Los expertos autores de este artículo creen que la cinta de correr hedónica puede desconectarse, y que nuestros puntos de partida de la felicidad pueden mejorarse y elevarse a largo plazo. «La adaptación es una fuerza poderosa, pero no es tan completa y automática como para hacer inútiles todos los esfuerzos por cambiar el bienestar», escribieron los autores.

El artículo presenta pruebas sólidas de que los actos de generosidad al azar y la práctica de la gratitud aumentan muchísimo el bienestar. Esto «contradice la idea de un punto de referencia inmutable para la felicidad», informa el artículo.

Según la profesora Lyubomirsky, habría que hacer especial hincapié en las palabras «al azar». Ella y sus alumnos lo comprobaron en la Universidad de California. «Indicamos a nuestros participantes que practicaran varios actos de generosidad cada semana durante diez semanas», explica. A algunos se les pidió que variaran sus actos de generosidad, mientras que a otros se les pidió que hicieran lo mismo a una hora parecida. «Los únicos que fueron más felices fueron los que variaban sus actos de generosidad.»

El resultado parece indicar que con las actividades se altera el punto de ajuste de la felicidad. «A menudo la gente cree erróneamente que simplemente “eliges” ser feliz —afirma el doctor Korb—. Pero la cosa no va así.
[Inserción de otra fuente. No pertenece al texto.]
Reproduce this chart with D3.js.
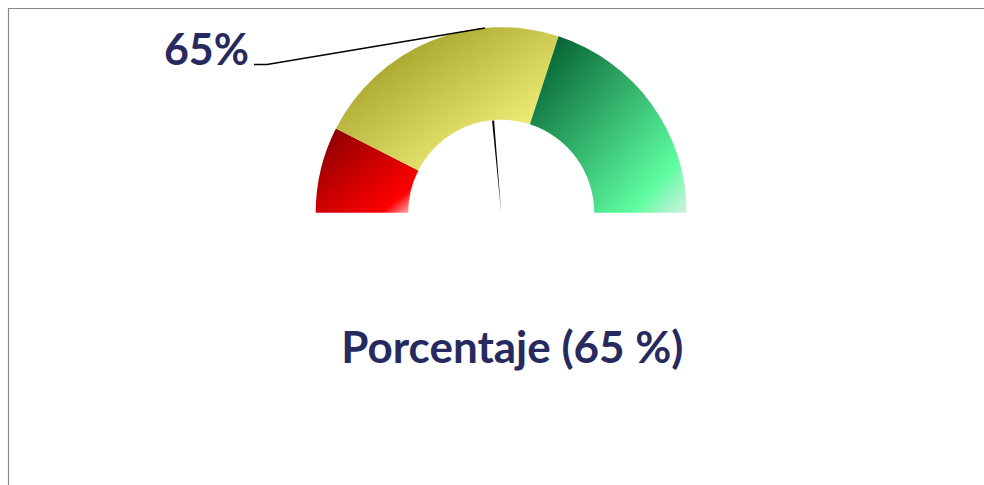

Tienes que elegir cosas que te hacen feliz.» Y, según él, el factor decisivo es que estas cosas no suelen ser lo que nos dicen que nos hará felices.

A menudo es el esfuerzo corriente en lugar del hedonismo extraordinario. Son cosas como cumplir un plazo de entrega, ir al gimnasio en lugar de evitarlo, no ingerir comida basura y no gastarte el dinero disponible en unas zapatillas deportivas de diseño.

Tengo una lista de «Veintiséis cosas que me hacen feliz» (ver página 46), la mayoría de las cuales son gratis, mientras que las demás cuestan menos de diez euros. Tenerlas escritas me recuerda que, cuando practico algunas de estas actividades cada día, soy más feliz. Sencillo.

Tus actividades serán totalmente distintas a las mías, pero ya sabes cuáles son. La felicidad es una actividad.